*MATERIAL PROVIDED*:
※

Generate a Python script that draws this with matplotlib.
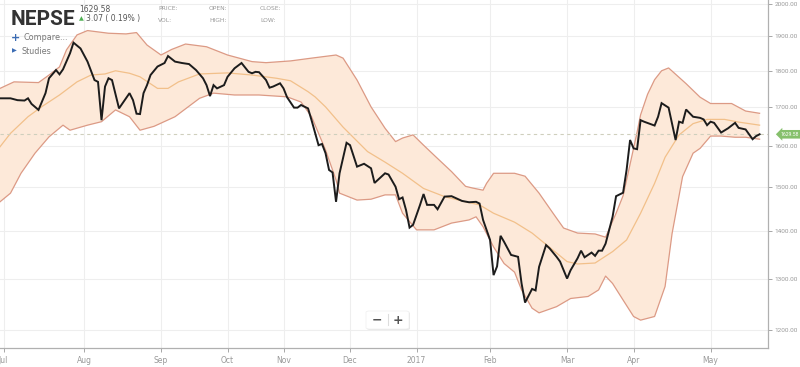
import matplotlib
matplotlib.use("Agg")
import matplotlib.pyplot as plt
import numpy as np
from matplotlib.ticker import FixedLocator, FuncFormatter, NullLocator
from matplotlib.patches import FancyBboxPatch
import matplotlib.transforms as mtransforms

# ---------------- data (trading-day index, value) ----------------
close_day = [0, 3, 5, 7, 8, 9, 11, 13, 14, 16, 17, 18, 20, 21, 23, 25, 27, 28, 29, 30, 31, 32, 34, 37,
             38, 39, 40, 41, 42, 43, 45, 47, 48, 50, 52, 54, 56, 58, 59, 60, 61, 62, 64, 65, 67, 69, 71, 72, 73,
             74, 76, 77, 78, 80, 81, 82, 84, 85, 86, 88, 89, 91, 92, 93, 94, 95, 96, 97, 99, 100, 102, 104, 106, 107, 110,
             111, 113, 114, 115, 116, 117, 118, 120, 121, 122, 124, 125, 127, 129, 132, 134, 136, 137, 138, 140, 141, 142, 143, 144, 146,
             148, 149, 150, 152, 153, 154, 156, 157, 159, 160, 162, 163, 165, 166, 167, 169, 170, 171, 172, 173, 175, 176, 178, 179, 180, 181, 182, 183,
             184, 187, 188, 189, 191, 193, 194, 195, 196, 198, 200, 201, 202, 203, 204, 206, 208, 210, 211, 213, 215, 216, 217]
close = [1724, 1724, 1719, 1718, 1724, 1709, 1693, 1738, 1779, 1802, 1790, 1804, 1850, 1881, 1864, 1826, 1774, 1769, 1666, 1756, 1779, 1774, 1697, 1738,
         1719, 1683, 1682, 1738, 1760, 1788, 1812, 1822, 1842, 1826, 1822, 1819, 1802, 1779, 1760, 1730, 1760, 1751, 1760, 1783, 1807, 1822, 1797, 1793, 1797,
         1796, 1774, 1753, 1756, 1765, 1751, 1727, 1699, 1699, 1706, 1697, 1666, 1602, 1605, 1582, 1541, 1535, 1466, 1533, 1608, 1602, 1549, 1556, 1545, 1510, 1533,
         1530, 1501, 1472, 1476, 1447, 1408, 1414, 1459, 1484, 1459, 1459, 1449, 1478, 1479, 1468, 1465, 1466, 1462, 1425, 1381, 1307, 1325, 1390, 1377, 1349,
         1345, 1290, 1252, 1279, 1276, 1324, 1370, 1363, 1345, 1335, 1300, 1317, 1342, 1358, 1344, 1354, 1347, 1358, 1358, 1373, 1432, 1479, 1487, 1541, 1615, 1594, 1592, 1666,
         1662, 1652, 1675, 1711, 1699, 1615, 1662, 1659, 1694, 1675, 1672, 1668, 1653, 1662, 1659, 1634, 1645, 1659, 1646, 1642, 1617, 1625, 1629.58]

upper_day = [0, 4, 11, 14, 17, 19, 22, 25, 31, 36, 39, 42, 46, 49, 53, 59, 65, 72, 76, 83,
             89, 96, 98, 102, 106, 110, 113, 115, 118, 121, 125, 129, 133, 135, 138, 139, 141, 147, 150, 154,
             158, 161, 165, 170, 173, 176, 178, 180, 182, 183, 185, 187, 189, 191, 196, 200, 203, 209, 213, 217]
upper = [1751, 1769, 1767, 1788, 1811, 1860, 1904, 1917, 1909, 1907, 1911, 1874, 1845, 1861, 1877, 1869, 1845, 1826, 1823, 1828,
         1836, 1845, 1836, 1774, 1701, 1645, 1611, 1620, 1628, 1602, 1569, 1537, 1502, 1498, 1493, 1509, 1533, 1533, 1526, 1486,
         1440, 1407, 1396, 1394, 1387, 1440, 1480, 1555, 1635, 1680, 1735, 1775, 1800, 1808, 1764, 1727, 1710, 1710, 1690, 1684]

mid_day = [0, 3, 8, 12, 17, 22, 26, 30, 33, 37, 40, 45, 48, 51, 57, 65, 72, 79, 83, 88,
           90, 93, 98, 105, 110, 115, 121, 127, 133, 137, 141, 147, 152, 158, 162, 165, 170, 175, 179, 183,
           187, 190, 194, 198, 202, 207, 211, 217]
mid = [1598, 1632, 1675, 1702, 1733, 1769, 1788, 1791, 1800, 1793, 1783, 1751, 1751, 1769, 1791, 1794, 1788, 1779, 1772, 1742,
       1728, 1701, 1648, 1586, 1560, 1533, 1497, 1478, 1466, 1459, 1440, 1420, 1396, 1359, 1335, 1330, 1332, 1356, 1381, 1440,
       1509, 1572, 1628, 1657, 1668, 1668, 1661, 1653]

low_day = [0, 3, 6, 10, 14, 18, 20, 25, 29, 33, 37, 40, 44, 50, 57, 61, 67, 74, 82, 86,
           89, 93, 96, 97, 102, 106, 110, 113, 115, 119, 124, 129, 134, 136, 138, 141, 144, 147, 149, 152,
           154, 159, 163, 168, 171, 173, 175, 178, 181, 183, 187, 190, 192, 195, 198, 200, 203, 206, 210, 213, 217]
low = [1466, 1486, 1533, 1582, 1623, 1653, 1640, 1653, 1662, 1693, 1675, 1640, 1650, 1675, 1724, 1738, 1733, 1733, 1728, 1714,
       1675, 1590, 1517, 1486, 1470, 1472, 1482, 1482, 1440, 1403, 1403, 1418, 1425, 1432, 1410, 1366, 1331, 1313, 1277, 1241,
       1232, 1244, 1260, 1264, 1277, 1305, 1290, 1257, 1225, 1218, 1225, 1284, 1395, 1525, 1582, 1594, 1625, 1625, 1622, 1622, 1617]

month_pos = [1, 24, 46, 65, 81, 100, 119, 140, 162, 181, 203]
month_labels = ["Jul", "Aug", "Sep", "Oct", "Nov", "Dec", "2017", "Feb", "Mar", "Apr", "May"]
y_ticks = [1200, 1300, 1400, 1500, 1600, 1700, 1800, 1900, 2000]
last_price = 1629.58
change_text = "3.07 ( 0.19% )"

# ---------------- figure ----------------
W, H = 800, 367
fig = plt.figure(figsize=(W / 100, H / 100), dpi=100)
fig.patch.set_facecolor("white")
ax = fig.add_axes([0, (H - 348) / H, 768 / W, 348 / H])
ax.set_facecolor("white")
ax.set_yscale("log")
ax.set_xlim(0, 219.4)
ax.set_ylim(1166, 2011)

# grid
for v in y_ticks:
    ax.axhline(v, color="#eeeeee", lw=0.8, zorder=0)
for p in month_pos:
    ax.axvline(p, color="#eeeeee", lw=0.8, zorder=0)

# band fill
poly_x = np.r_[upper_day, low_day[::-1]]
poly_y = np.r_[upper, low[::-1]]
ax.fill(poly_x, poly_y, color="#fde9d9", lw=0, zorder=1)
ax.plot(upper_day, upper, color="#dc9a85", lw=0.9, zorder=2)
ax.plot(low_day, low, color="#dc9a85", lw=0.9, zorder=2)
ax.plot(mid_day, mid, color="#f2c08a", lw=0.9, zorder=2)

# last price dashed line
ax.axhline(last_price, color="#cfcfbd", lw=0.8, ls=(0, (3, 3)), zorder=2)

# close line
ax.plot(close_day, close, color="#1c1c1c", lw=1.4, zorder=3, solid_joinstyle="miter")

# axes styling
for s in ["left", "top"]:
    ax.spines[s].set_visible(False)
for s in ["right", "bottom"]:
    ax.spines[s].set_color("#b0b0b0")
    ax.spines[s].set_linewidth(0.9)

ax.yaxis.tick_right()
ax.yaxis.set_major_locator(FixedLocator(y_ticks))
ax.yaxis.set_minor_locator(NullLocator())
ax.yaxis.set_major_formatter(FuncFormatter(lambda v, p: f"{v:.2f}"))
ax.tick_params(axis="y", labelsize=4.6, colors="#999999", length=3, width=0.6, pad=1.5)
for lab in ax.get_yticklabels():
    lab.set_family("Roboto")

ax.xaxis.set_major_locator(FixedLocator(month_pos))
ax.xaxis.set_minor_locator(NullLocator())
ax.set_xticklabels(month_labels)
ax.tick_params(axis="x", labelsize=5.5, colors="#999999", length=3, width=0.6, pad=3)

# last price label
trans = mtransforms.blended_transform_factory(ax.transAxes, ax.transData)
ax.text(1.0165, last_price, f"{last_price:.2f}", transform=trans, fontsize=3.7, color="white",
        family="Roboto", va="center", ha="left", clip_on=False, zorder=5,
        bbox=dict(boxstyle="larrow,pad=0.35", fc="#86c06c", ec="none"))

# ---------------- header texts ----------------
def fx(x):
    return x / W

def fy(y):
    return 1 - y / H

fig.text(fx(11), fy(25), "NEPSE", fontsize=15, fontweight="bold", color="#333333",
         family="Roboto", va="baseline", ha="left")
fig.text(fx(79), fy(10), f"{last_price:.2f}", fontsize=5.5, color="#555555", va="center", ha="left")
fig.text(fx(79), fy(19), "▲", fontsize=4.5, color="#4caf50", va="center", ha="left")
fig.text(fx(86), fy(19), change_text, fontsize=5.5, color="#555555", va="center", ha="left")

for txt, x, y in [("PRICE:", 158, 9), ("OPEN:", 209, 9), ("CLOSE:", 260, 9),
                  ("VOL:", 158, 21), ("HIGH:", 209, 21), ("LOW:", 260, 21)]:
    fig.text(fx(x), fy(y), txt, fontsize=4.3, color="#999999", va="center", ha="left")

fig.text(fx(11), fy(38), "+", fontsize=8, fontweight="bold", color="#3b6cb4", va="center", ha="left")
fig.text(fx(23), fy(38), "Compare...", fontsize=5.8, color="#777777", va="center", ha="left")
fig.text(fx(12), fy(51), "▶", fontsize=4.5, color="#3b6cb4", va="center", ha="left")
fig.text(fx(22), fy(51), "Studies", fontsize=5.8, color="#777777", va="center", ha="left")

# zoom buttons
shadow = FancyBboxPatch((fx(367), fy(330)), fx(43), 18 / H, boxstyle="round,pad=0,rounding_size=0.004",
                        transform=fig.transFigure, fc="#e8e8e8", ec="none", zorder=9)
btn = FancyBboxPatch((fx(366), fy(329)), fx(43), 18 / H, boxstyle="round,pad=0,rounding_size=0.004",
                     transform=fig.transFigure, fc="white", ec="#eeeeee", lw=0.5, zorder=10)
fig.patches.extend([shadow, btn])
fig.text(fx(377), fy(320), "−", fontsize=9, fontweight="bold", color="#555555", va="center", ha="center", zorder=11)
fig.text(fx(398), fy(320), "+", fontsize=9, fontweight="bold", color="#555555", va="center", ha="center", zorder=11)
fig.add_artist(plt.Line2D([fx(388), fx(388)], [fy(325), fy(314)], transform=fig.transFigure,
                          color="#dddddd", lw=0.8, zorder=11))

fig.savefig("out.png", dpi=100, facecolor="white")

※

From the first line above to the line containing "import matplotlib.transforms as mtransforms", repeat each line exactly. Pictures stay out.

*ANSWER TO THIS PROBLEM*:
Generate a Python script that draws this with matplotlib.
import matplotlib
matplotlib.use("Agg")
import matplotlib.pyplot as plt
import numpy as np
from matplotlib.ticker import FixedLocator, FuncFormatter, NullLocator
from matplotlib.patches import FancyBboxPatch
import matplotlib.transforms as mtransforms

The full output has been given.